RUMOR(S)CENA – SALERNO –Il sogno di un uomo ridicolo è un racconto del 1877 di Fedor Dostojevskij, articolato su più livelli. Lo scrive vent’anni dopo essere stato arrestato, condannato a morte e graziato sul patibolo. La mancata fucilazione e la sofferenza nei confronti del decadimento umano delineano la psicologia del personaggio portato in scena da Giorgio Borghetti nell’atrio del Museo Diocesano “San Matteo” di Salerno. L’allestimento rientra nella rassegna teatrale “Il gioco serio del teatro”con la quale il direttore artistico Antonello De Rosa intende promuovere il Teatro di Parola e – per l’organizzatore Pasquale Petrosino – “presentare al pubblico grandi attori interpreti piuttosto che i bravi intrattenitori a cui spesso siamo abituati”.
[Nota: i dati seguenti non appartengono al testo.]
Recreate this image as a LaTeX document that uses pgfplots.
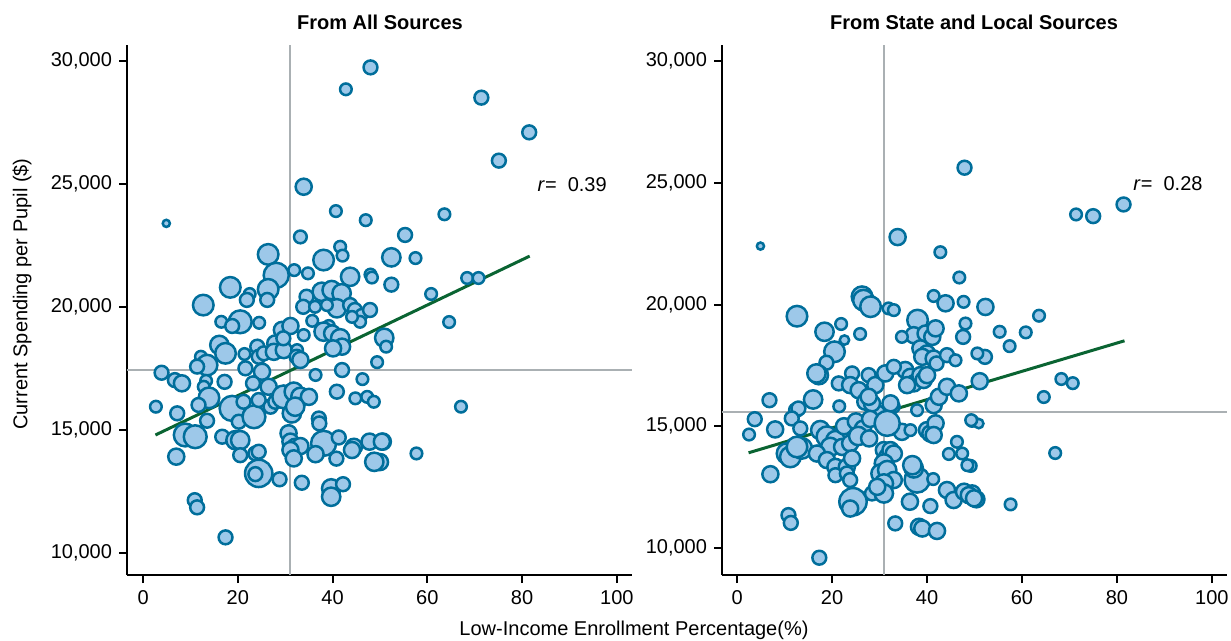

Il pubblico, immerso nella luce tenue della luna e nel color indaco dei riflettori, si lascia rapire dalle riflessioni a voce alta di un uomo che ha deciso di suicidarsi. La struttura del testo può essere percepita come tridimensionale per lo sguardo del protagonista contestuale a quello dell’attore: la pistola vicino al petto, la “camera povera e piccola” e il claustrofobico spazio dentro la tomba, l’osservazione della stella e della galassia. Sono tutte metafore dostoevskiane della sua “umanità del sottosuolo” contaminate da tendenze sadiche, spesso rivolte contro se stesso, e dalla sopraffazione del potere più forte contro le debolezze umane già presenti in Delitto e castigo. La vera condanna dei personaggi di Dostoevskij di fatti è il tormento di non essereCristo ovvero il supremo ideale a cui tende l’uomo che “non può vivere senza inginocchiarsi davanti a qualcosa”. Questa profondità ermetica è esemplificata al pubblico dalla destrezza attoriale dell’attore e doppiatore Giorgio Borghetti, mentre i brani della violoncellista Silvia Fasciano separano i momenti di sogno e di veglia di quell’uomo a cui “tutto gli è indifferente”. Il personaggio dell’uomo ridicolo è inizialmente impregnato di lucidità e scontatezza per poi dispiegarsi in una sorta di malsana immoralità. Voce e presenza scenica sfilano le immagini oniriche del racconto ricostruite dall’attore con movimenti lenti e plastici come in un sogno: dallo stato di tensione per il gesto premeditato al risveglio pigro e idealizzato di un mondo nuovo. La ricerca incostante dei motivi che stimolano l’uomo al suicidio invogliano il protagonista a lasciare tante porte aperte per giungere finalmente ad una, quella della decisione finale. La messa in scena si conclude con un lunghissimo e sentito applauso.
Visto al Museo Diocesano “San Matteo” di Salerno il 22 luglio 2022.